_JOB_
Take the lines from the beginning of the material through the line containing "import pandas as pd" and retype them exactly, leaving the pictures out.

_DATA SECTION_
--- BEGIN ---

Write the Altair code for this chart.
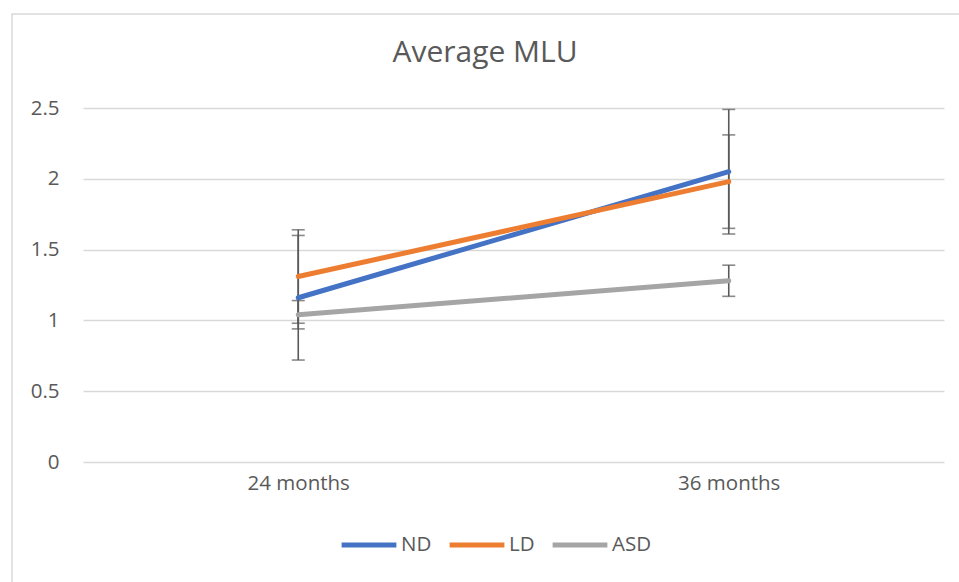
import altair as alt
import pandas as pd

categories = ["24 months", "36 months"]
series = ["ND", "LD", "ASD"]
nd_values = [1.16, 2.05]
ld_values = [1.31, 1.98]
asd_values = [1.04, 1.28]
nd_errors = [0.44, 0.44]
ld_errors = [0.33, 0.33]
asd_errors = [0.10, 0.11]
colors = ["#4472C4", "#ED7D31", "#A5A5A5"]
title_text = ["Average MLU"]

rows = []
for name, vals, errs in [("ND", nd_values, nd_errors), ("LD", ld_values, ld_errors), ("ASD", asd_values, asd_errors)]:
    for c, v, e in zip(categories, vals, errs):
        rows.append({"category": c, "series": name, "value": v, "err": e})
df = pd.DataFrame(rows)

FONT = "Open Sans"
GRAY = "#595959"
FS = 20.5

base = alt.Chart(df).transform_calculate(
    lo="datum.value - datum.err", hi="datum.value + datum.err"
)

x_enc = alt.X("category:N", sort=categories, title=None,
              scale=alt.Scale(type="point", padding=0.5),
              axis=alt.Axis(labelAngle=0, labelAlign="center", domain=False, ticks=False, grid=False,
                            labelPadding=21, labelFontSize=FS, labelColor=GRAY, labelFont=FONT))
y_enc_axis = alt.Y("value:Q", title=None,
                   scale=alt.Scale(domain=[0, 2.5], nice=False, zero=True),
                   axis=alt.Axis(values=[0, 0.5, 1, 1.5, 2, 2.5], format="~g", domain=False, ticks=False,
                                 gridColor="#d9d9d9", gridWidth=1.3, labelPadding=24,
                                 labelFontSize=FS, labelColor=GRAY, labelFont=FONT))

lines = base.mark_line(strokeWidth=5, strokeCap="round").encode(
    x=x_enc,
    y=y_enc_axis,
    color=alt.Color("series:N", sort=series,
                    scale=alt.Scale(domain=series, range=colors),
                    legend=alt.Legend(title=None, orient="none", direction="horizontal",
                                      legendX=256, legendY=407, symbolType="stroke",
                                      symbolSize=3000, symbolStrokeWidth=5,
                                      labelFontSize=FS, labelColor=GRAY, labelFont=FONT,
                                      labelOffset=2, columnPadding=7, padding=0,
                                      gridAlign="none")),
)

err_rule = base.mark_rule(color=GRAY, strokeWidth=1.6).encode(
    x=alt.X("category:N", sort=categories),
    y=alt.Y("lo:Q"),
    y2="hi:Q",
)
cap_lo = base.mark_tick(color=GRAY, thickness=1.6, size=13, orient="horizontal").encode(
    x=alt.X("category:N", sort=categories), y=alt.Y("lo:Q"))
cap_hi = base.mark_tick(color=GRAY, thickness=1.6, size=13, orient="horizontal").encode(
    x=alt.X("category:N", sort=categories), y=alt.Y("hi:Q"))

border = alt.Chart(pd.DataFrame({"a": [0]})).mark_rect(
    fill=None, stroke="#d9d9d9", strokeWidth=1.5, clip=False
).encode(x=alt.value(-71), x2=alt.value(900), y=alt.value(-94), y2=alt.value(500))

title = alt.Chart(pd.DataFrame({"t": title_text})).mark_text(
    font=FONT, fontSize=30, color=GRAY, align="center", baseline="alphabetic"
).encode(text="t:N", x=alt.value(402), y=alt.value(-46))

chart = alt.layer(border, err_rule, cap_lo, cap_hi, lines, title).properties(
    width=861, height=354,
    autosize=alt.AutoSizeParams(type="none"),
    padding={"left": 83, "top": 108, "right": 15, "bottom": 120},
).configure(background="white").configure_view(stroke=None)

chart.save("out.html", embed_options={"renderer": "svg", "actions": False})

--- END ---

_THE RESULT_
Write the Altair code for this chart.
import altair as alt
import pandas as pd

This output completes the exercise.